= Thomas Barker (mathematician) =

Scottish mathematician

Thomas Barker (9 September 1838 – 20 November 1907) was a Scottish mathematician, professor of pure mathematics at Owens College.

==Life==
Born 9 September 1838, he was son of Thomas Barker, farmer, of Murcar, Balgonie, near Aberdeen, and of his wife Margaret. Three other children died in infancy. He was educated at Aberdeen Grammar School, and at King's College in the same town, where he graduated in 1857 with distinction in mathematics.

Barker entered Trinity College, Cambridge as minor scholar and subsizar in 1858. He became foundation scholar in 1860, Sheepshanks astronomical exhibitioner in 1861, and came out in the Mathematical Tripos of 1862 as senior wrangler; he was also first Smith's prizeman. He was elected to a fellowship in the autumn of 1862, and was assistant tutor of Trinity till 1865, when he was appointed professor of pure mathematics in Owens College, Manchester. He held this post for twenty years.

Barker was a follower of Augustus De Morgan and George Boole. He was interested in the logical basis rather than in the applications of mathematics, and was an austere teacher. He disliked publication.

After resigning his chair in 1885, Barker lived in retirement, first at Whaley Bridge and then at Buxton. He pursued the study of cryptogamic botany.

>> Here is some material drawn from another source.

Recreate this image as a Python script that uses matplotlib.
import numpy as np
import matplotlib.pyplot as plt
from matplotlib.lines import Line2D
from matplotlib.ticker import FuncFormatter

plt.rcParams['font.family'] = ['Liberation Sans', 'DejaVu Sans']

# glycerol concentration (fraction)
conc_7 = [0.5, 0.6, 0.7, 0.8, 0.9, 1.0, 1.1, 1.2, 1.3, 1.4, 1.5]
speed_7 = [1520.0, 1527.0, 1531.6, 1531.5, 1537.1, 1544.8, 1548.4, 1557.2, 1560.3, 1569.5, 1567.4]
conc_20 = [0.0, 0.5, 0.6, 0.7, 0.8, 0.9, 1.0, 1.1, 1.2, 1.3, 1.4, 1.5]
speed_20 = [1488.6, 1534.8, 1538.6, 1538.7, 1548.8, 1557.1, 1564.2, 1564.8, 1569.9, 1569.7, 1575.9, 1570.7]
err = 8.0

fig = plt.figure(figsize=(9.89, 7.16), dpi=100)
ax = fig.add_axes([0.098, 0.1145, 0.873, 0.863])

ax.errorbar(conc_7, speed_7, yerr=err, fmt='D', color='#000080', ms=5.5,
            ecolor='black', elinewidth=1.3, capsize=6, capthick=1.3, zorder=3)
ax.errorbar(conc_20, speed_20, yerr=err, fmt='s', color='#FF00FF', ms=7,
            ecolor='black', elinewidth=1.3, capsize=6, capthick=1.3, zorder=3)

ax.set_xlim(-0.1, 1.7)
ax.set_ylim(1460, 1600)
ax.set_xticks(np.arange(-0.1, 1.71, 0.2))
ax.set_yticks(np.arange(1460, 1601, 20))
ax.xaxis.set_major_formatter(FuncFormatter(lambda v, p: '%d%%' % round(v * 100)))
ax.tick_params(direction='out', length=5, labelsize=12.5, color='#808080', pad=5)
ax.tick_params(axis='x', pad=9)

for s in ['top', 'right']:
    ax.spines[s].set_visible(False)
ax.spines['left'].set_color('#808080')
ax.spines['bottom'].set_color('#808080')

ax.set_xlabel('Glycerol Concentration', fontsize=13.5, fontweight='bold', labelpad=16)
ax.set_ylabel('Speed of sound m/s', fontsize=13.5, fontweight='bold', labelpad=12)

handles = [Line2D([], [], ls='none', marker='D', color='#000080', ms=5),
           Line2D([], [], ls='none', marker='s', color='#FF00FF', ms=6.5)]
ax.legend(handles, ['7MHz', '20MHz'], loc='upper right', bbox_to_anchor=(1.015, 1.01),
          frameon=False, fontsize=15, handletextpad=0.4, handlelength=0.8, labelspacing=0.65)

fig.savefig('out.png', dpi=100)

He died unmarried at Buxton on 20 November 1907, and was buried in Southern Cemetery, Manchester.

==Pupils==
Barker had a number of distinguished mathematicians and physicists as pupils: they included John Walton Capstick, John Hopkinson, John Henry Poynting, Arthur Schuster, and Joseph John Thomson.

==Legacy==
By his will Barker provided for the foundation in the University of Manchester of a professorship of cryptogamic botany, and for the endowment of bursaries in mathematics and botany.